A conclusione di queste asserzioni, osserviamo «ad abundantiam» che:
1) che la BoIla di Paolo IV è stata ribadita anche da S. Pio V con il Motu proprio «Inter multiplices curas».
2) che il Codex del 1917, lungi dallo svalutarla, ne ha addirittura ampliato la portata chiarendo ciò che in essa era solo implicito, e cioè che anche l’eresia superveniens causa la decadenza del Pontefice Romano come da ogni altro ufficio ecclesiastico.
Tra le obiezioni che vengono ulteriormente sollevate per inficiare la validità della Bolla di Papa Paolo IV, ricorre sovente, quella secondo cui Pio XII con la costituzione «Vacantis Sedis apostolicae» dell’8 dicembre 1945, ha derogato l’applicazione del documento paolino in oggetto.
Pio XII infatti, ha dichiarato che: «Nessun cardinale può essere escluso dall’elezione attiva e passiva del Sommo Pontefice, con il pretesto o il motivo di non importa quale scomunica, sospensione, interdetto o impedimento ecclesiastico. Queste censure infatti, restano sospese solamente per questa elezione e conservano il loro effetto per il resto» (2).
La lettura di questa frase dimostra in modo evidente che l’obiezione è priva di fondamento.
Non si tratta infatti come nella Bolla di Paolo IV di eresia, ma di censure disciplinari.
L’eresia come l’apostasia, non si oppongono alla disciplina della Chiesa, bensì alla fede, e non entrano quindi, nella categoria degli «impedimenti ecclesiastici», di cui parla Pio XII nella costituzione sopra citata.
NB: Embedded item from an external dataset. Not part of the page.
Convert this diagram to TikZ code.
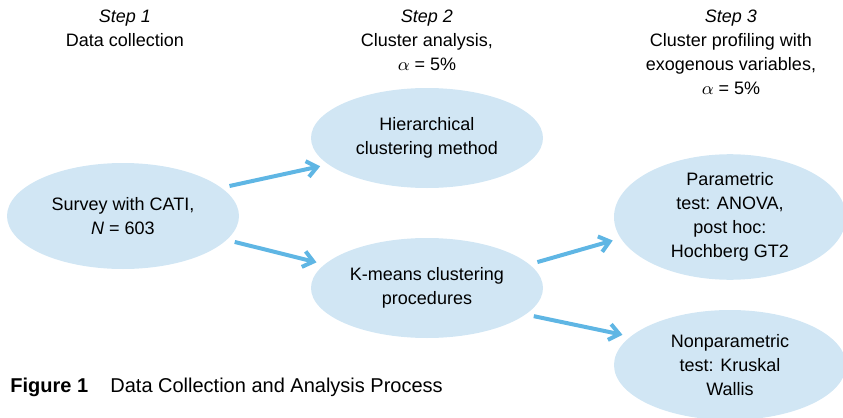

Bisogna inoltre ancora ricordare che non è la Chiesa che scaccia dal suo seno gli eretici e gli apostati, come invece accade per coloro che danno pubblicamente scandalo.
Sono gli eretici e gli apostati che l’abbandonano e che da allora non gli appartiene più e non a causa delle pene (anatema o scomunica), di cui essa li colpisce a volte ulteriormente, ma per effetto della loro diserzione.
La differenza tra la nozione di eretico e quella di scomunicato ci è data a conferma di ciò dal Catechismo del Concilio di Trento (3).

Carlo Alberto Agnoli



1) Sipos - Galos, opera citata, pagina 187.
2) Pio XII, «Acta apostolicae sedis», Roma, annata 1945, Titolo II, capitolo 1, paragrafo 34.
3) Catechismo del Concilio di Trento, capitolo X, paragrafo 3.